= SET TASK =
Don't include pictures. Quote the lines below from the first through the line that contains "import matplotlib.pyplot as plt".

= EXTRACTED RECORDS =

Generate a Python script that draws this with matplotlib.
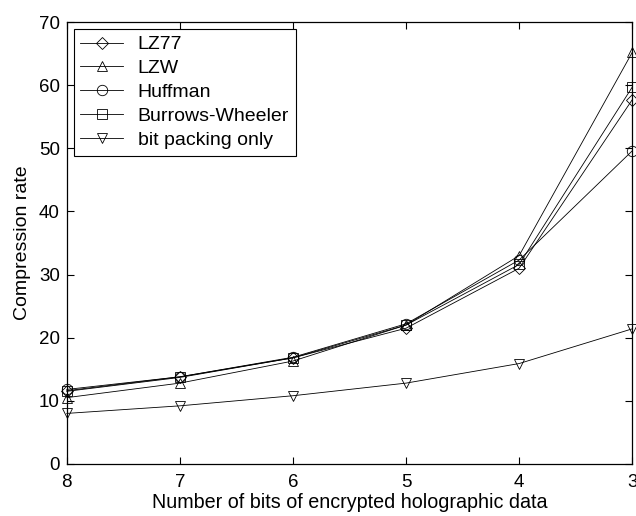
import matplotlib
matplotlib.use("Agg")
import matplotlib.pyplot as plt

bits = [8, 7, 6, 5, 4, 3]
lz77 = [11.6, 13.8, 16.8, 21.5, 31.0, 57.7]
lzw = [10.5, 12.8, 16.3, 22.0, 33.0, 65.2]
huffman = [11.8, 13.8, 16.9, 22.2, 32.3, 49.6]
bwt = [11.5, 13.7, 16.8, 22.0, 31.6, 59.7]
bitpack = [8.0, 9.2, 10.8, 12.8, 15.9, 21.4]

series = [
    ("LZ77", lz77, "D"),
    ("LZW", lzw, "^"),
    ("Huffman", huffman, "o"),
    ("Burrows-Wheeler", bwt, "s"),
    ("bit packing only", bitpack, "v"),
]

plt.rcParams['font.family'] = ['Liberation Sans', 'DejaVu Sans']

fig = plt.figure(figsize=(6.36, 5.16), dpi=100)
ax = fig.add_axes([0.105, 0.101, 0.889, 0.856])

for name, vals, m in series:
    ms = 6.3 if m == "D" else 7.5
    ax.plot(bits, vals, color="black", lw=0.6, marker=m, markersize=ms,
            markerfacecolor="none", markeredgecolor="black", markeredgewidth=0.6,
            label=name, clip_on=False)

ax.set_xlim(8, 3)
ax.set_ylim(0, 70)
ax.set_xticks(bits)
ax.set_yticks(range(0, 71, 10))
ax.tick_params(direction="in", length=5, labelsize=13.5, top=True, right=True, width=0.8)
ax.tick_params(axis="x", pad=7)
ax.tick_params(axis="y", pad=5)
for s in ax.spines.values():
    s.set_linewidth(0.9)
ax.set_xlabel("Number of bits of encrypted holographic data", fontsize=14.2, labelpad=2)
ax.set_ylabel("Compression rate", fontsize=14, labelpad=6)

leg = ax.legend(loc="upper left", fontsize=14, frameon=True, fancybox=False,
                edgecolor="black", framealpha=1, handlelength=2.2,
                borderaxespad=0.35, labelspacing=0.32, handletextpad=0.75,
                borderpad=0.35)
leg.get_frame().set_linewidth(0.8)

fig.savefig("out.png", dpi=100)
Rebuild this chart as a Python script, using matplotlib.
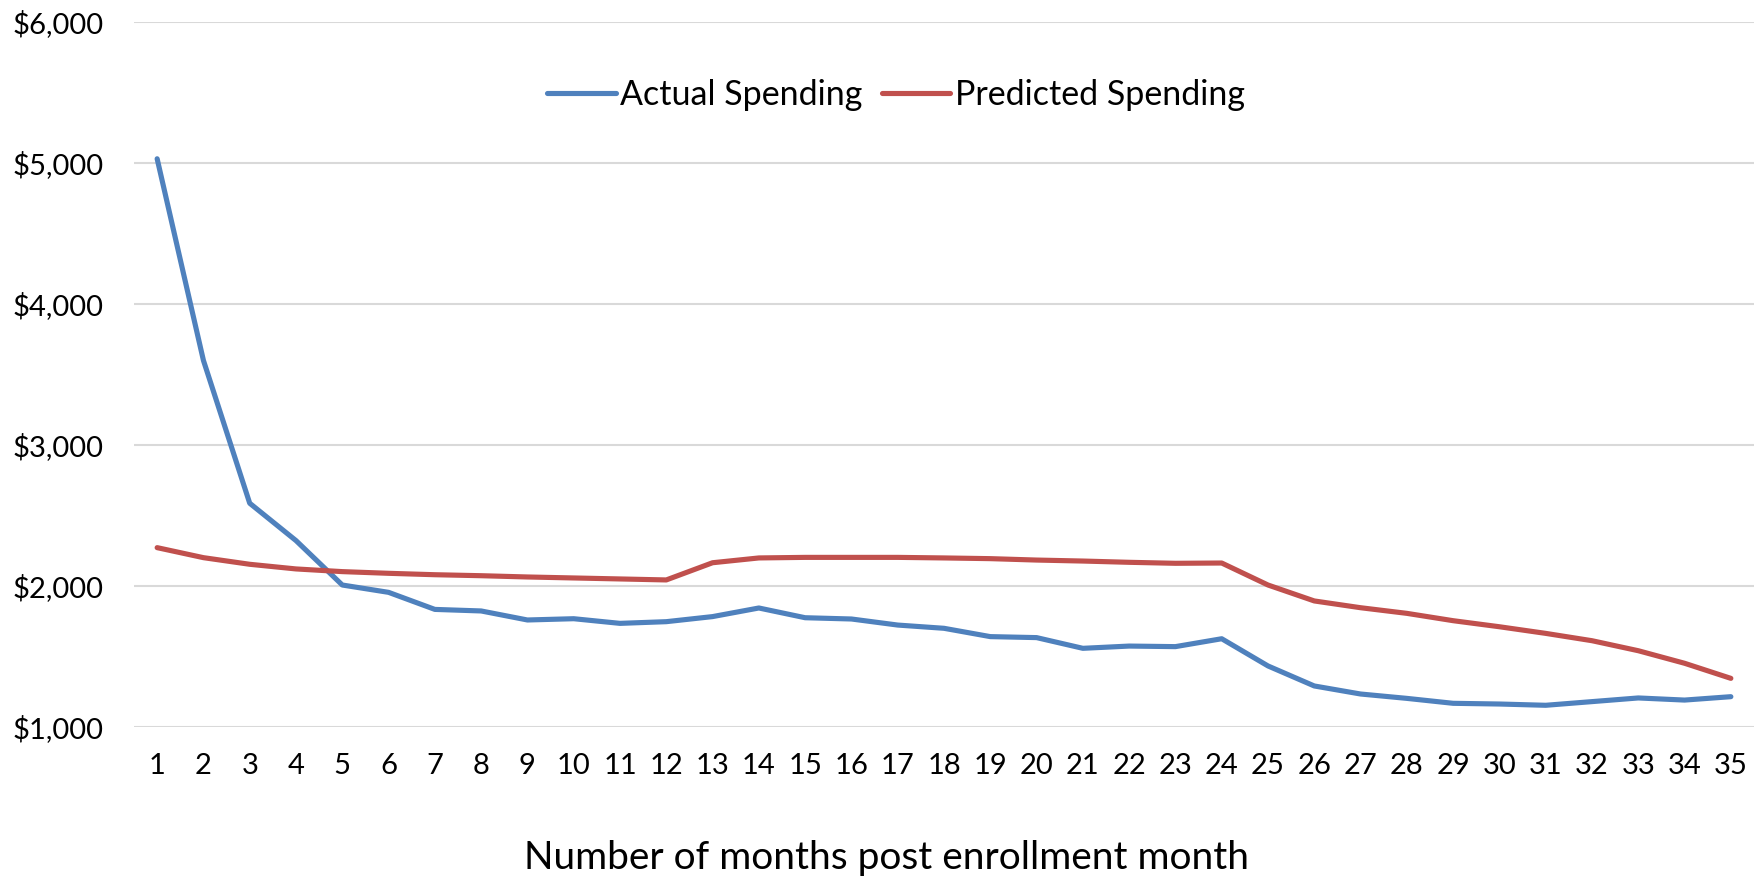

= EXERCISE ANSWER =
Generate a Python script that draws this with matplotlib.
import matplotlib
matplotlib.use("Agg")
import matplotlib.pyplot as plt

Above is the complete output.